Chief Justin George announced today that the Tsleil-Waututh Nation will oppose the expansion of the Kinder Morgan Trans Mountain pipeline.
“The pipeline ends at the Westridge terminal located along the Burrard Inlet in the heart of the Tsleil-Waututh traditional territory. The risks associated with the Kinder Morgan project are too great to accept” said Chief George.
“The Tsleil-Waututh are the ‘People of the Inlet’. We have exercised stewardship responsibility for the lands and waters of our territory since time out of mind. As a result of industrial expansion over the last century, my nation has seen the quality of its resources decline to a point where our elders can no longer teach their grandchildren how to harvest traditional marine foods, such as clams, that have sustained our people for thousands of years.”
Kinder Morgan is proposing a three-phased expansion to twin the existing Trans Mountain pipeline to facilitate the transportation of oil from Alberta to its Westridge terminal located on the south shore of the Burrard Inlet.

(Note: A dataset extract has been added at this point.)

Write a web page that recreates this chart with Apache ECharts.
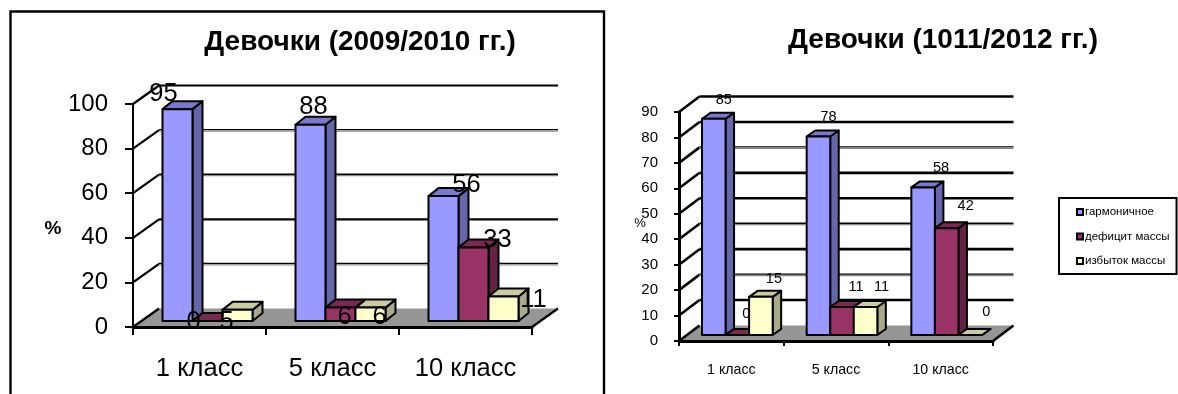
<!DOCTYPE html>
<html>
<head>
<meta charset="utf-8">
<title>Девочки</title>
<style>html,body{margin:0;padding:0;background:#fff}#chart{width:1178px;height:394px}</style>
<script src="https://cdn.jsdelivr.net/npm/echarts@6/dist/echarts.min.js"></script>
</head>
<body>
<div id="chart"></div>
<script>
// School health survey: share of girls per grade, two survey periods.
const categories = ['1 класс', '5 класс', '10 класс'];
const seriesNames = ['гармоничное', 'дефицит массы', 'избыток массы'];

const harmonic2010 = [95, 88, 56];
const deficit2010 = [0, 6, 33];
const excess2010 = [5, 6, 11];

const harmonic2012 = [85, 78, 58];
const deficit2012 = [0, 11, 42];
const excess2012 = [15, 11, 0];

const ticks2010 = [0, 20, 40, 60, 80, 100];
const ticks2012 = [0, 10, 20, 30, 40, 50, 60, 70, 80, 90];

// Front / top / side shades of each column colour.
const shades = [
  { front: '#9999ff', top: '#7a7acc', side: '#6666aa' },
  { front: '#993366', top: '#7a2952', side: '#662244' },
  { front: '#ffffcc', top: '#ccccA3', side: '#aaaa88' }
];

// Pseudo-3D layout of each panel, and hand-placed value label offsets per series.
const panels = [
  {
    grid: { left: 133, top: 104, width: 399, height: 223 },
    floor: [26, -18.5], face: [8, -6], depth: [10, -8], barRatio: 0.2256,
    max: 100, interval: 20, ticks: ticks2010, softTicks: [80, 60, 20],
    values: [harmonic2010, deficit2010, excess2010],
    labelFont: 25.5, valueAxisFont: 24, categoryFont: 25.5,
    axisWidth: 2, gridWidth: 2.2, tickLen: 8, labelMargin: 29, valueMargin: 25,
    shiftX: [[-14, 3, 23], [-14, 4, 24], [-11, 9, 30]],
    shiftY: [[-15, -18, -11], [1, 9, -7], [12, 9, 3]]
  },
  {
    grid: { left: 679, top: 112, width: 314, height: 229 },
    floor: [20.5, -15.5], face: [6, -6], depth: [8.5, -6], barRatio: 0.225,
    max: 90, interval: 10, ticks: ticks2012, softTicks: [70, 40, 20],
    values: [harmonic2012, deficit2012, excess2012],
    labelFont: 14.5, valueAxisFont: 15, categoryFont: 14.2,
    axisWidth: 3, gridWidth: 2.6, tickLen: 5, labelMargin: 22, valueMargin: 21,
    shiftX: [[10, 10, 18], [9, 14, 19], [13, 16, 16]],
    shiftY: [[-19, -20, -19], [-21, -20, -22], [-18, -20, -23]]
  }
];

const FONT = '"Liberation Sans", Arial, sans-serif';

function wallRenderer(p) {
  return function (params, api) {
    const v = api.value(1);
    const band = api.size([1, 0])[0];
    const left = api.coord([0, v])[0] - band / 2;
    const right = api.coord([categories.length - 1, v])[0] + band / 2;
    const y = api.coord([0, v])[1];
    const bx = p.floor[0], by = p.floor[1];
    const stroke = { stroke: '#000', lineWidth: p.gridWidth, fill: null };
    const diagonal = { type: 'line', shape: { x1: left, y1: y, x2: left + bx, y2: y + by }, style: stroke };
    if (v === 0) {
      return {
        type: 'group',
        children: [
          { type: 'polygon', shape: { points: [[left, y], [right, y], [right + bx, y + by], [left + bx, y + by]] },
            style: { fill: '#969696', stroke: null } },
          diagonal,
          { type: 'line', shape: { x1: right, y1: y, x2: right + bx, y2: y + by }, style: stroke }
        ]
      };
    }
    const yBack = y + by;
    const x0 = left + bx, x1 = right + bx;
    const children = [diagonal];
    if (p.softTicks.indexOf(v) >= 0) {
      // These wall lines fade to grey along their lower edge.
      children.push(
        { type: 'line', shape: { x1: x0, y1: yBack - 0.5, x2: x1, y2: yBack - 0.5 }, style: { stroke: '#000', lineWidth: 1.4 } },
        { type: 'line', shape: { x1: x0, y1: yBack + 1, x2: x1, y2: yBack + 1 }, style: { stroke: '#888', lineWidth: 1.2 } }
      );
    } else {
      children.push({ type: 'line', shape: { x1: x0, y1: yBack, x2: x1, y2: yBack }, style: stroke });
    }
    return { type: 'group', children: children };
  };
}

function columnRenderer(p, s) {
  const shade = shades[s];
  return function (params, api) {
    const c = api.value(0), v = api.value(1);
    const band = api.size([1, 0])[0];
    const w = band * p.barRatio;
    const base = api.coord([c, 0]);
    const tip = api.coord([c, v]);
    const x0 = base[0] - 1.5 * w + s * w + p.face[0];
    const x1 = x0 + w;
    const yb = base[1] + p.face[1];
    const yt = tip[1] + p.face[1];
    const dx = p.depth[0], dy = p.depth[1];
    const line = { stroke: '#000', lineWidth: 2, lineJoin: 'round' };
    return {
      type: 'group',
      children: [
        { type: 'polygon', shape: { points: [[x1, yb], [x1 + dx, yb + dy], [x1 + dx, yt + dy], [x1, yt]] },
          style: Object.assign({ fill: shade.side }, line) },
        { type: 'polygon', shape: { points: [[x0, yt], [x1, yt], [x1 + dx, yt + dy], [x0 + dx, yt + dy]] },
          style: Object.assign({ fill: shade.top }, line) },
        { type: 'rect', shape: { x: x0, y: yt, width: w, height: yb - yt },
          style: Object.assign({ fill: shade.front }, line) },
        { type: 'text', z2: 100,
          style: { text: String(v), x: x0 + w / 2 + p.shiftX[s][c], y: yt + p.shiftY[s][c],
                   fill: '#000', align: 'center', verticalAlign: 'middle',
                   font: p.labelFont + 'px ' + FONT } }
      ]
    };
  };
}

const grids = [], xAxes = [], yAxes = [], series = [];
panels.forEach(function (p, i) {
  grids.push(Object.assign({ containLabel: false }, p.grid));
  xAxes.push({
    type: 'category', gridIndex: i, data: categories, z: 10,
    axisLine: { lineStyle: { color: '#000', width: 3 } },
    axisTick: { show: true, length: p.tickLen, lineStyle: { color: '#000', width: 2 } },
    axisLabel: { color: '#000', fontSize: p.categoryFont, fontFamily: FONT, margin: p.labelMargin, interval: 0 },
    splitLine: { show: false }
  });
  yAxes.push({
    type: 'value', gridIndex: i, min: 0, max: p.max, interval: p.interval, z: 10,
    axisLine: { show: true, lineStyle: { color: '#000', width: p.axisWidth } },
    axisTick: { show: true, length: p.tickLen, lineStyle: { color: '#000', width: 2 } },
    axisLabel: { color: '#000', fontSize: p.valueAxisFont, fontFamily: FONT, margin: p.valueMargin },
    splitLine: { show: false }
  });
  series.push({
    type: 'custom', xAxisIndex: i, yAxisIndex: i, silent: true, z: 1,
    renderItem: wallRenderer(p), clip: false,
    data: p.ticks.map(function (t) { return [0, t]; })
  });
  p.values.forEach(function (vals, s) {
    series.push({
      type: 'custom', name: seriesNames[s], xAxisIndex: i, yAxisIndex: i, z: 2,
      renderItem: columnRenderer(p, s), clip: false,
      itemStyle: { color: shades[s].front },
      data: vals.map(function (v, c) { return [c, v]; })
    });
  });
});

const chart = echarts.init(document.getElementById('chart'), null, { renderer: 'canvas' });
chart.setOption({
  backgroundColor: '#fff',
  animation: false,
  title: [
    { text: 'Девочки (2009/2010 гг.)', left: 360, top: 42, padding: 0, textAlign: 'center', textVerticalAlign: 'middle',
      textStyle: { fontFamily: FONT, fontWeight: 'bold', fontSize: 28, color: '#000' } },
    { text: 'Девочки (1011/2012 гг.)', left: 943, top: 40, padding: 0, textAlign: 'center', textVerticalAlign: 'middle',
      textStyle: { fontFamily: FONT, fontWeight: 'bold', fontSize: 28, color: '#000' } },
    { text: '%', left: 53, top: 229, padding: 0, textAlign: 'center', textVerticalAlign: 'middle',
      textStyle: { fontFamily: FONT, fontWeight: 'bold', fontSize: 19, color: '#000' } },
    { text: '%', left: 640, top: 223, padding: 0, textAlign: 'center', textVerticalAlign: 'middle',
      textStyle: { fontFamily: FONT, fontWeight: 'normal', fontSize: 13, color: '#000' } }
  ],
  legend: {
    orient: 'vertical', left: 1059, top: 198, width: 116,
    data: seriesNames, icon: 'rect', itemWidth: 6, itemHeight: 6, itemGap: 12.5,
    padding: [8, 7, 7, 17], backgroundColor: '#fff',
    borderColor: '#000', borderWidth: 2, selectedMode: false,
    itemStyle: { borderColor: '#000', borderWidth: 2 },
    textStyle: { fontFamily: FONT, fontSize: 11.5, color: '#000', padding: [0, 0, 0, -3] }
  },
  grid: grids,
  xAxis: xAxes,
  yAxis: yAxes,
  series: series,
  graphic: [
    { type: 'polyline', silent: true, z: 20,
      shape: { points: [[10.5, 394], [10.5, 11.5], [604, 11.5], [604, 394]] },
      style: { stroke: '#000', lineWidth: 2.4, fill: null } }
  ]
});
</script>
</body>
</html>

The first stage of the expansion project was completed in 2008, shortly after the 2007 oil spill. If fully expanded, the pipeline capacity would increase the transportation of oil from 300,000 to 700,000 barrels per day and usher in an era of intensified oil tanker traffic in Burrard Inlet.
“Since Kinder Morgan took over operation of the Trans Mountain pipeline, our community has noticed an increase in tanker traffic in Burrard Inlet. Vancouver is one of the most beautiful and livable cities in the world. The community, the people, the environment; there is just too much at stake to allow such a project to proceed.”
“Tsleil-Waututh is supportive of economic development initiatives that find a balance between the environment and the economy” said Chief George. “Tsleil-Waututh has embraced sustainable development on our reserve land and in our traditional territory. We are property developers and business owners in renewable energy technology. We have an array of government and industry partnerships that we rely upon to foster the economy that helps to sustain our community.”
Tsleil-Waututh directly experienced the impacts of the 2007 Kinder Morgan oil spill which discharged approximately 1,500 barrels of oil into Burrard Inlet and adjacent areas.
“The nation has a history of leadership in advancing the protection and restoration of the lands and waters of our territory through policy and cooperative planning processes” said George. “Our community was deeply affected by the 2007 oil spill. Our Inlet has been scarred by the impacts of oil spills and we have seen firsthand the inadequacies of emergency response and clean up efforts. Given this experience, it is just too big of a risk to allow more oil to be transported through Burrard Inlet for export.
“This is not just a Tsleil-Waututh issue or an aboriginal rights issue; this is an issue that could impact everyone’s quality of life. Residents of the Lower Mainland, local and regional governments, the environmental community and all First Nations rely on the health of marine ecosystems to sustain their culture and wellbeing.”
Tsleil-Waututh Chief and Council plan to discuss this matter further with their community and to engage other jurisdictions and stakeholders.